IESweep

As Internet Explorer opens web pages, it caches the page file and related files (images, sounds, etc.) in the Temporary Internet Files folder. The information, including the web address for that page, is stored in a file (INDEX.DAT in IE4 and higher, MM256.DAT & MM2048.DAT in IE3) so that Internet Explorer can use that information to reassemble the page from the cache which is quicker than downloading it from the Internet again. Also, information, such as web address and date, is stored in similar files in the History folder allowing Internet Explorer to track your visits and clicks on links to a particular site in its History. The problems that can arise are first, as the .dat files get larger and larger, it takes Internet Explorer longer to read them and can cause the browser to slow down tremendously. There have also been reports, and we have seen this ourselves, of Internet Explorer crashing more often when these files are quite large. The second problem is a privacy issue. Anyone can simply open the .dat files with any plain text viewer and can see every site that you have been to. None of this would be alarming at all except when using the features within Internet Explorer to clear the Temporary Internet Files and History, the .dat files are not emptied! This means not only do they keep growing and growing, but that they store web addresses you have been to for an indefinite time!

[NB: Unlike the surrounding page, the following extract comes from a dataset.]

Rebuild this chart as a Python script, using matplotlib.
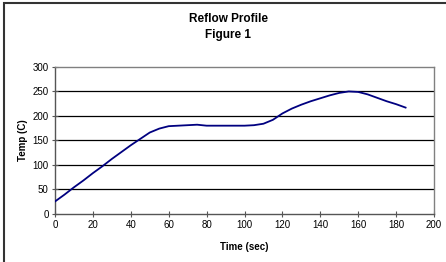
import matplotlib
matplotlib.use('Agg')
import matplotlib.pyplot as plt
from matplotlib.patches import Rectangle

# reflow profile data
time_sec = [0, 5, 10, 15, 20, 25, 30, 35, 40, 45, 50, 55, 60, 65, 70, 75, 80, 85, 90,
            95, 100, 105, 110, 115, 120, 125, 130, 135, 140, 145, 150, 155, 160, 165,
            170, 175, 180, 185]
temp_c = [25, 39, 54, 68, 83, 97, 112, 126, 140, 153, 166, 174, 179, 180, 181, 182, 180,
          180, 180, 180, 180, 181, 184, 192, 205, 215, 223, 230, 236, 242, 247, 250, 249,
          244, 237, 230, 224, 217]
x_ticks = list(range(0, 201, 20))
y_ticks = list(range(0, 301, 50))

plt.rcParams['font.family'] = ['Liberation Sans', 'DejaVu Sans']

W, H = 446, 262
fig = plt.figure(figsize=(W / 100, H / 100), dpi=100)
ax = fig.add_axes([55 / W, (H - 213.7) / H, (434 - 55) / W, (213.7 - 67) / H])

ax.plot(time_sec, temp_c, color='#000080', linewidth=1.3, zorder=3)

ax.set_xlim(0, 200)
ax.set_ylim(0, 300)
ax.set_xticks(x_ticks)
ax.set_yticks(y_ticks)
ax.tick_params(direction='inout', length=5, width=0.8, color='#555555',
               labelsize=7, pad=2)
for y in y_ticks[1:-1]:
    ax.axhline(y, color='black', linewidth=0.9, zorder=1)
for s in ax.spines.values():
    s.set_color('#808080')
    s.set_linewidth(1.0)
ax.spines['left'].set_color('#555555')
ax.spines['bottom'].set_color('#555555')

ax.set_xlabel('Time (sec)', fontsize=7, fontweight='bold', labelpad=9)
ax.set_ylabel('Temp (C)', fontsize=7, fontweight='bold', labelpad=3)

fig.text(228 / W, 1 - 27 / H, 'Reflow Profile\nFigure 1', ha='center', va='center',
         fontsize=8.5, fontweight='bold', linespacing=1.55)

# outer chart frame (runs off the right and bottom edges)
fig.patches.append(Rectangle((4 / W, -0.1), 1.0, 1 - 3 / H + 0.1,
                             transform=fig.transFigure, fill=False,
                             edgecolor='#333333', linewidth=1.5))

fig.savefig('out.png', dpi=100)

Running IESweep periodically will allow you, based on the settings you choose on the Preferences Tab, to clear all of the cached files in the Temporary Internet Files as well as empty the .dat files in that folder as well as the History. Other options are to clear the Typed URLs, which are the web addresses that appear in the address bar in Internet Explorer, the Cookies .dat file, which, if you delete cookies from your system, will cause Explorer to show those cookies in your Temporary Internet Files folder as if they still exist, and your Windows Temp files, these files are used by Windows and various programs during a normal Windows session and can be safely deleted. Ideally, Windows would clean these up by itself, but it doesn't.